We believe the 43% meltdown in share prices has grossly priced in the worries of the non-renewal of concession agreements (end in Nov 2019) with MoH. Overall, we remain positive on PHARMA due to their (i) expertise in L&D, (ii) the margins from the concession business are not attractive (c.1%-2%) to attract other distributors or competitors, (iii) it is highly unlikely that with the current financial position of the government they would undertake the necessary investments to return the drug distribution function back into public hands, (iv) increasing contribution from Indonesia due to its huge population over 270m and (vi) attractive risk-reward profile at 10x FY19E P/E and 1.2x P/B, which are 36.7% and 41.1% lower compared to its peers (33% from 5Y average P/E of 15x), supported by a resilient FY18-20E EPS CAGR of 7% and attractive FY19-20 DYs of 8.6-9.4%.

A good proxy to defensive healthcare segment. Pharmaniaga (PHARMA) has an exclusive right through a concession agreement (CA) with the Ministry of Health (MOH) to local and foreign principals with clients that include government hospitals, private medical centres, pharmacies and private clinics. Overall, PHARMA’s core business segments include logistics and distribution (L&D), manufacturing of generic pharmaceuticals and medical devices, sales and marketing as well as distribution of medical products and hospital equipment. In 2018, government revenue makes up >90% of PHARMA’s revenue (54%: concession; 46%: non-concession) segment. The remaining balance is from Indonesia and other Malaysian private sector.

HLIB maintains a BUY with TP RM3.55. PHARMA slumped 43% since GE14 amid worries of the PH-government would review all medical supplies concession agreements (ending Nov 2019). Overall, we remain positive on PHARMA due to their (i) expertise in L&D, (ii) the margins from the concession business are not attractive (c.1%-2%) to attract other distributors or competitors, (iii) it is highly unlikely that with the current financial position of the government they would undertake the necessary investments to return the drug distribution function back into public hands, (iv) increasing contribution from Indonesia due to its huge population over 270m and (vi) attractive risk-reward profile at 10x FY19E P/E and 1.2x P/B, which are 36.7% and 41.1% lower compared to its peers, supported by a resilient FY18-20E EPS CAGR of 7% and attractive FY19-20 DYs of 8.6-9.4%.
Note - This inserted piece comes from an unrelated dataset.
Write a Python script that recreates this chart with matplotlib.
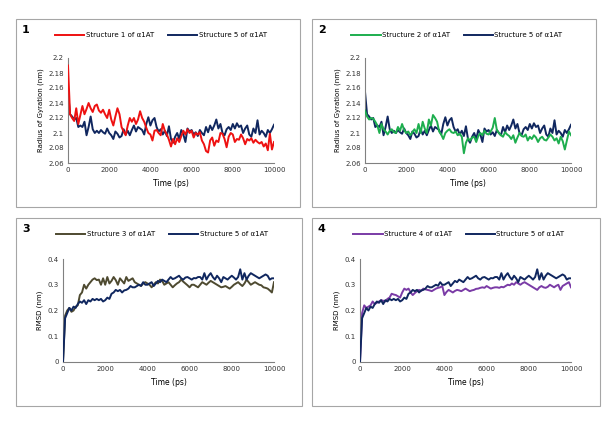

Values resurface amid steeply oversold position. In the short term, PHARMA may trap in consolidation mode as share prices continue to hover below the multiple major SMAs. Nevertheless, downside risks are limited as MACD histograms are on the mend, coupled with deeply oversold slow stochastic and RSI. Once this pattern ends, we expect prices to stage a breakout above RM2.52 (10D SMA), followed by the RM2.68 (38.2% FR) barrier, before reaching our LT objective at RM2.78 (23.6% FR). Key supports are RM2.28 (all-time low) and RM2.13 (123.6% FR). Cut loss at RM2.12.